FCC net neutrality rules overturned

As anticipated, the US House of Representatives has voted to overturn the so-called ‘net neutrality’ rules designed to create an open Internet. A clash with the Senate and President Obama is now certain to follow.

The House voted 240 to 179 in favour of a Republican-backed resolution that seeks to block the rules approved by the Federal Communications Commission (FCC).

The vote largely followed party lines, although six Democrats joined the Republicans in voting for the resolution and two Republicans opposed it.

The five-member, Democratic-controlled FCC agreed in December 2010 to the rules aimed at safeguarding ‘network neutrality’, which provides that lawful Web traffic should be treated equally.

The Senate, which has a Democrat majority, is unlikely to pass a measure similar to that approved by the House and the White House has threatened a veto if the resolution reaches President Obama’s desk.

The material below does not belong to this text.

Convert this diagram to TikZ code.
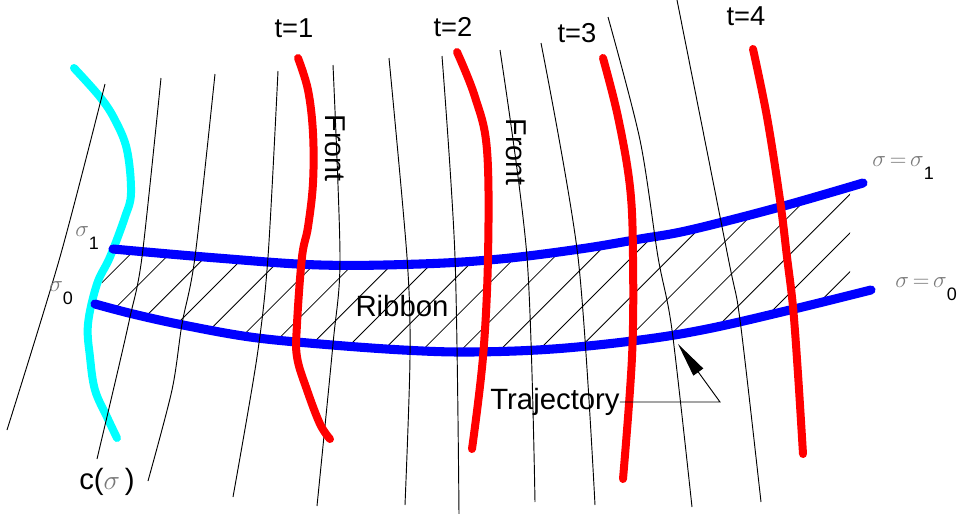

House Majority Leader Eric Cantor, a Republican from Virginia, described the successful resolution as “an important step to bring down the FCC’s harmful and partisan plan to regulate the Internet,” suggesting that the FCC’s regulations gave the government “unwarranted authority to control broadband networks which ultimately will hinder a thriving industry, harm competition and stifle innovation.”

Democratic House leader Nancy Pelosi of California suggested the resolution “takes us in the wrong direction; revoking basic consumer protections, eliminating competition, and shutting off outlets of innovation.”

The rules, as formulated by the FCC, sought to maintain a balance between support for consumers and the cable and telephone companies that are the main Internet Service Providers in the United States. As such, they would prevent fixed broadband providers from blocking lawful content, applications or services, providing their own video content at a faster speed, for example, than that of a rival.

Furthermore, wireless providers may not block access to lawful websites or applications that compete directly with their own voice or video telephony services but they could potentially block other applications or services.

Fixed broadband providers can also charge consumers according to usage, a metered pricing practice already used by some wireless carriers.

US telco Verizon filed a legal challenge to the FCC’s rules in January but a federal appeals court rejected it as “premature” because the FCC had yet to publish the rules in the Federal Register.